GIVEN INSTRUCTION: Select every line holding the word "this" and copy it.

DATA RECORDS:
>> BEGIN
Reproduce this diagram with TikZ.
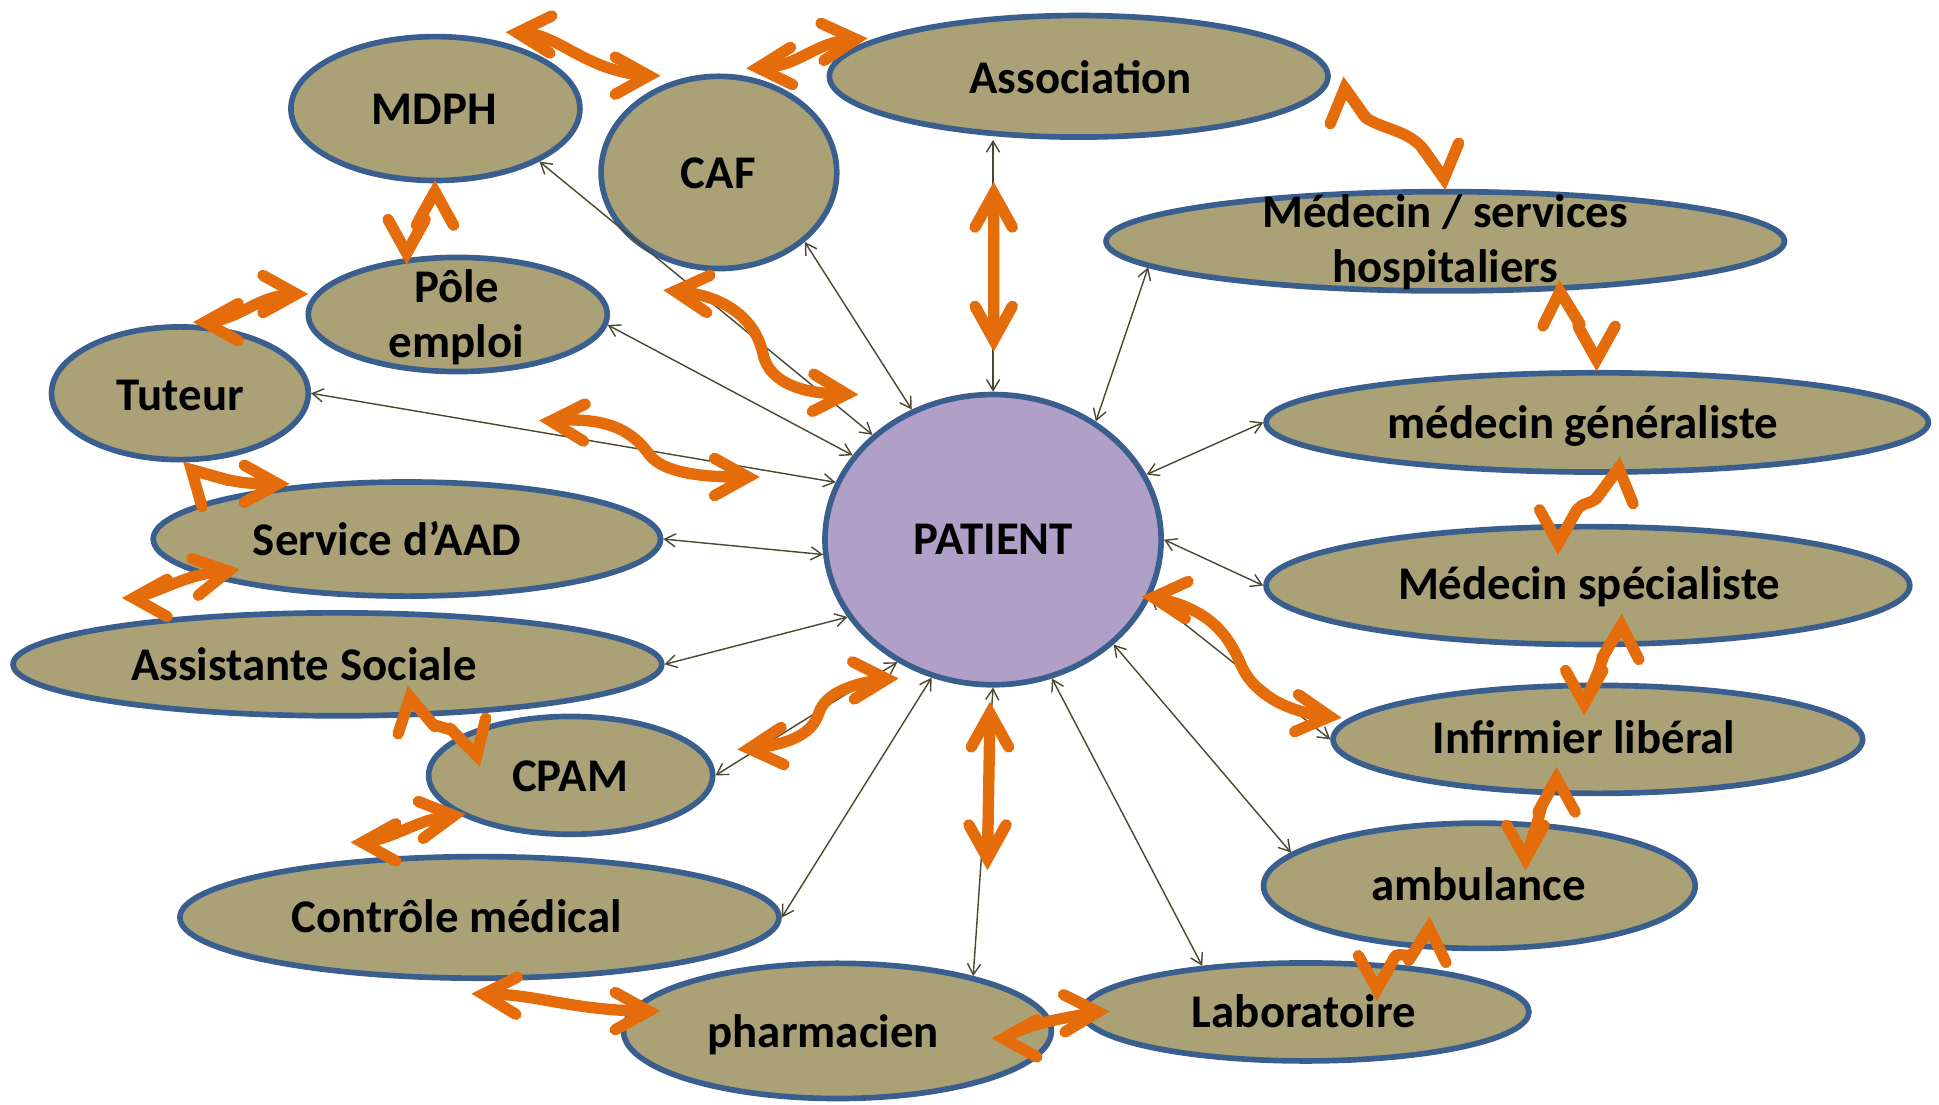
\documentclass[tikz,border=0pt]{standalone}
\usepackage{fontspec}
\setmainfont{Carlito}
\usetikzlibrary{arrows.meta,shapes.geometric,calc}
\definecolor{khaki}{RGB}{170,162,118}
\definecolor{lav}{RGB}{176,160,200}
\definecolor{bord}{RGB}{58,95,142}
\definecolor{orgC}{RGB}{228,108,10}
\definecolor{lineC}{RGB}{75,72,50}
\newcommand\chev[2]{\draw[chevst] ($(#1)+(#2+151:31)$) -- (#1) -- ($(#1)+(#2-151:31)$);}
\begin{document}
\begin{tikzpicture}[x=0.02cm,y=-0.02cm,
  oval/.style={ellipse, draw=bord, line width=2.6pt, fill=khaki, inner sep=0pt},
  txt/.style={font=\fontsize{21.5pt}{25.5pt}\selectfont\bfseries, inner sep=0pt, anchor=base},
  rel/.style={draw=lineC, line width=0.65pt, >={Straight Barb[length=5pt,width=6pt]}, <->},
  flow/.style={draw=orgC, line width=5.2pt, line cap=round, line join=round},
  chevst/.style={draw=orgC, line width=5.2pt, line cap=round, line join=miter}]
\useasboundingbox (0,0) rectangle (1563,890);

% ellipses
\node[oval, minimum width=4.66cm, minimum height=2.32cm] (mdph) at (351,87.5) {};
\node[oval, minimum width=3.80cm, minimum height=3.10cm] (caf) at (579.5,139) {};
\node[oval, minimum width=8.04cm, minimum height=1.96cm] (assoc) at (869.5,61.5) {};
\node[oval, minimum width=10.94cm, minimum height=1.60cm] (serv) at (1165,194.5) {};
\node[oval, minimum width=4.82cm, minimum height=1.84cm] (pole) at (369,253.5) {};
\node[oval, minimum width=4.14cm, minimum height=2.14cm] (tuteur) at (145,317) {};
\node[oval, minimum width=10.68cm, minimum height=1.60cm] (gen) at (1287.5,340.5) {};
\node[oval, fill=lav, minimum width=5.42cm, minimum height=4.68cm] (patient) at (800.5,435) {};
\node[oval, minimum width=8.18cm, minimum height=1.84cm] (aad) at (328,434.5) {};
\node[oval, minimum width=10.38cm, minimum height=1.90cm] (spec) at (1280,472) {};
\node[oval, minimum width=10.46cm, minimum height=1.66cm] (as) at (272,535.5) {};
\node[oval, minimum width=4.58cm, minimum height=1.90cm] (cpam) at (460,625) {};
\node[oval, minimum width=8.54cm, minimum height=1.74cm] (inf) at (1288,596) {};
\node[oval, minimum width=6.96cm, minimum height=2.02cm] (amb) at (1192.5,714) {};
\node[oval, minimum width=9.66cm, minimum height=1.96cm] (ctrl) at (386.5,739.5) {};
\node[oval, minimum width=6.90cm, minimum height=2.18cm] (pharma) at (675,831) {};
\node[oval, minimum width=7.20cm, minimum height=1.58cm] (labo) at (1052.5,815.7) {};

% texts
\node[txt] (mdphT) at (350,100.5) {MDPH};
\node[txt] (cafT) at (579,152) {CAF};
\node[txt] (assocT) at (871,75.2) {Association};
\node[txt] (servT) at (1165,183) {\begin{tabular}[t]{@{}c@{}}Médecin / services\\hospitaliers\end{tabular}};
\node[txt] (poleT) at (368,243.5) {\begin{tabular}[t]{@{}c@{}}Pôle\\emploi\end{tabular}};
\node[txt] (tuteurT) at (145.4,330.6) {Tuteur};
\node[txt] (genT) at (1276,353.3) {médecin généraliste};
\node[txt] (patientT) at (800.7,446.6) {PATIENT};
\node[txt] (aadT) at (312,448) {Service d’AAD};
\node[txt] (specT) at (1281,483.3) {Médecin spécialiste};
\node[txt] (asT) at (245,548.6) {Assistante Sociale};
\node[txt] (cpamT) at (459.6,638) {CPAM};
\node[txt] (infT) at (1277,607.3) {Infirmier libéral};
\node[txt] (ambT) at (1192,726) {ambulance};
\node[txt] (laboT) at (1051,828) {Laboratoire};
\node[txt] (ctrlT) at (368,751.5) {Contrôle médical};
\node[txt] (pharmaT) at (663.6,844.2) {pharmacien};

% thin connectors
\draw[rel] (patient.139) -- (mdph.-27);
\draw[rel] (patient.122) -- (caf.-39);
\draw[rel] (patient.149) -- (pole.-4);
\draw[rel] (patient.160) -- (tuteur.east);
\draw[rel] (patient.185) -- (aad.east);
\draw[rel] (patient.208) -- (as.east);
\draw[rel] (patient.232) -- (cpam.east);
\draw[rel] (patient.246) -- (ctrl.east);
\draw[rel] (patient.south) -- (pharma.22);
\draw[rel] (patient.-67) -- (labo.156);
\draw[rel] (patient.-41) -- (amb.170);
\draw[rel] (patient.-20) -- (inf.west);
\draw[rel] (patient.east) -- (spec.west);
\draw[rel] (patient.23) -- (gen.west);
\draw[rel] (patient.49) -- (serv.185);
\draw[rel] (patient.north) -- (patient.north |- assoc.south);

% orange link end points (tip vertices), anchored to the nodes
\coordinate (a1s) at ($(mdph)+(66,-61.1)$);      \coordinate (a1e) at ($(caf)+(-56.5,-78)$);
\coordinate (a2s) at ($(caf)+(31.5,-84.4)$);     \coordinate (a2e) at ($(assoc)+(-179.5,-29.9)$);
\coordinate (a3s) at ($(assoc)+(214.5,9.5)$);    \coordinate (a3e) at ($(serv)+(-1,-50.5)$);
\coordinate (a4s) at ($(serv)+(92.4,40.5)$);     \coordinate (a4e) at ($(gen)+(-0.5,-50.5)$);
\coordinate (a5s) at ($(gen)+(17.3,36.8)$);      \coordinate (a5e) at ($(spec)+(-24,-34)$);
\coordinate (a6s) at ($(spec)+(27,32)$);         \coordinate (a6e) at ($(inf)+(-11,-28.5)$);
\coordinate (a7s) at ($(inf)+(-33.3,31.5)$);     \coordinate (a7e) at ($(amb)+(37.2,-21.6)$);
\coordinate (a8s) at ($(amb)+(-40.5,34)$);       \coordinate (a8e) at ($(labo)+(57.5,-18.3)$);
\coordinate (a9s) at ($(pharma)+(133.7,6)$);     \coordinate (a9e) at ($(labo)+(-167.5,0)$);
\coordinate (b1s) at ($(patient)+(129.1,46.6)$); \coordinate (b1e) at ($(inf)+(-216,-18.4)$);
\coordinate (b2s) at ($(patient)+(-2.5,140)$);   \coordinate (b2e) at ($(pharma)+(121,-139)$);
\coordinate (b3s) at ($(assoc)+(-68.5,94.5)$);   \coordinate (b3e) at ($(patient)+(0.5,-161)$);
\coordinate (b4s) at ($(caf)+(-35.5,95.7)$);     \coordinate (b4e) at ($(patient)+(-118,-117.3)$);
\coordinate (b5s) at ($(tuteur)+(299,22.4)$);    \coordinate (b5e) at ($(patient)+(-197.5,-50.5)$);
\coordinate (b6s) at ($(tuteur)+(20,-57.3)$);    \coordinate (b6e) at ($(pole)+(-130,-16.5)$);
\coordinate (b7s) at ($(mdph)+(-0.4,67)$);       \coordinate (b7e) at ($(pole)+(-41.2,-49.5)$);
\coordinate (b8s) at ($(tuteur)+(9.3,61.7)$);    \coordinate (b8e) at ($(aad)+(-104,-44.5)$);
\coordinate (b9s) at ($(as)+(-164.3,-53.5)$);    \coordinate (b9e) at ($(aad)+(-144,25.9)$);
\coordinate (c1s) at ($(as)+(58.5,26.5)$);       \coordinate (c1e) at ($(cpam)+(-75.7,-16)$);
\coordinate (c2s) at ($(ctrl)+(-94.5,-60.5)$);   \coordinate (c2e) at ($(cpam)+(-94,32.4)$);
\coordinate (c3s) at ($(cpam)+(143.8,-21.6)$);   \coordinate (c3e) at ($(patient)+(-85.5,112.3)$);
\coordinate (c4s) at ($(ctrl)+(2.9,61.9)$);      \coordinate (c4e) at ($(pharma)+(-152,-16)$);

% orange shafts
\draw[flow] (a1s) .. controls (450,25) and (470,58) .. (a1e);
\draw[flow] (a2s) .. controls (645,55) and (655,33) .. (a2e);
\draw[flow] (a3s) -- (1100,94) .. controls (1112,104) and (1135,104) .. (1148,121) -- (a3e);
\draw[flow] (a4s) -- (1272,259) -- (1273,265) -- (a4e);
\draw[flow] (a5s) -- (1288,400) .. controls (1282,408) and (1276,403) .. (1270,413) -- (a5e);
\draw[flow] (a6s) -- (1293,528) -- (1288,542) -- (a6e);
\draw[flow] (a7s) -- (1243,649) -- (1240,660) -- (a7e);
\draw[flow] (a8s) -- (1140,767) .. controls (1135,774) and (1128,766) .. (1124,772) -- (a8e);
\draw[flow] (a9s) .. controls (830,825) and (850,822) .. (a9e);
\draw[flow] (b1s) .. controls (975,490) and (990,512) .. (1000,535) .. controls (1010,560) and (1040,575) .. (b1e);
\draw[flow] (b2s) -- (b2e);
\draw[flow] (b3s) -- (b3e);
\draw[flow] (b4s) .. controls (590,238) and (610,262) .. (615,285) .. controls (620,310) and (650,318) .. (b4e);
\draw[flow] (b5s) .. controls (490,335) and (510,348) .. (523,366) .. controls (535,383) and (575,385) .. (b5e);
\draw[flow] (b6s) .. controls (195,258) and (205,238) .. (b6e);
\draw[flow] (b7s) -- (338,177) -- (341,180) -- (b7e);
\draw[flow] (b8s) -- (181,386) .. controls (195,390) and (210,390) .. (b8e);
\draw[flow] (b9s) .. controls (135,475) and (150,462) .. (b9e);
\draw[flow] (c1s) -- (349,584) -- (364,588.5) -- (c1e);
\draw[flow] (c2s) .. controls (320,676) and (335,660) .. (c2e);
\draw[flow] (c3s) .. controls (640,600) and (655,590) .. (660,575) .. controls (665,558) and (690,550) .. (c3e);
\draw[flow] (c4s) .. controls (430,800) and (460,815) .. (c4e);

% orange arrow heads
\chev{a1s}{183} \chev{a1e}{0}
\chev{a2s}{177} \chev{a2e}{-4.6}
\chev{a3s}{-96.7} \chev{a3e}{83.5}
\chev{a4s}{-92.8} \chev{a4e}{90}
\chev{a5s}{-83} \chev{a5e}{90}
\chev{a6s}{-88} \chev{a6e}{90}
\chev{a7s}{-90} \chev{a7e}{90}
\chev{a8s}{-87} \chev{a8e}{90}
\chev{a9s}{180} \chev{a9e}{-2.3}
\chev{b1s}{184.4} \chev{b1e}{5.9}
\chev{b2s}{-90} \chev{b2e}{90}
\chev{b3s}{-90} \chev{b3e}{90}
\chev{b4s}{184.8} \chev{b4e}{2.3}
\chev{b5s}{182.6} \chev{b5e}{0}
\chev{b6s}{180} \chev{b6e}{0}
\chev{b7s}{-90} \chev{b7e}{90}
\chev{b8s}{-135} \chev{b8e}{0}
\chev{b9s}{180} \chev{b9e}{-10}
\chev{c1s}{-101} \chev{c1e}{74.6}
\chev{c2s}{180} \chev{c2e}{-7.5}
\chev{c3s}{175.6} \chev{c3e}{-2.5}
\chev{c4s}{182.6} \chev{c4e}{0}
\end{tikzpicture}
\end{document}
>> END
>> BEGIN
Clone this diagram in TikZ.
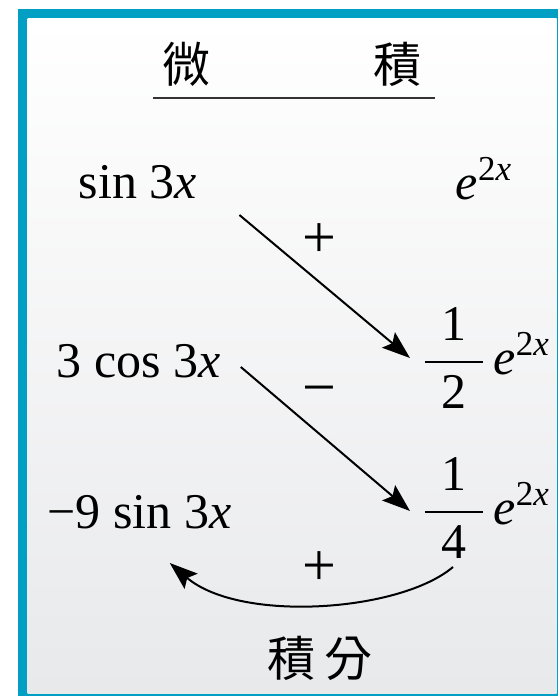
>> END
WRITTEN SOLUTION:
Reproduce this diagram with TikZ.
Clone this diagram in TikZ.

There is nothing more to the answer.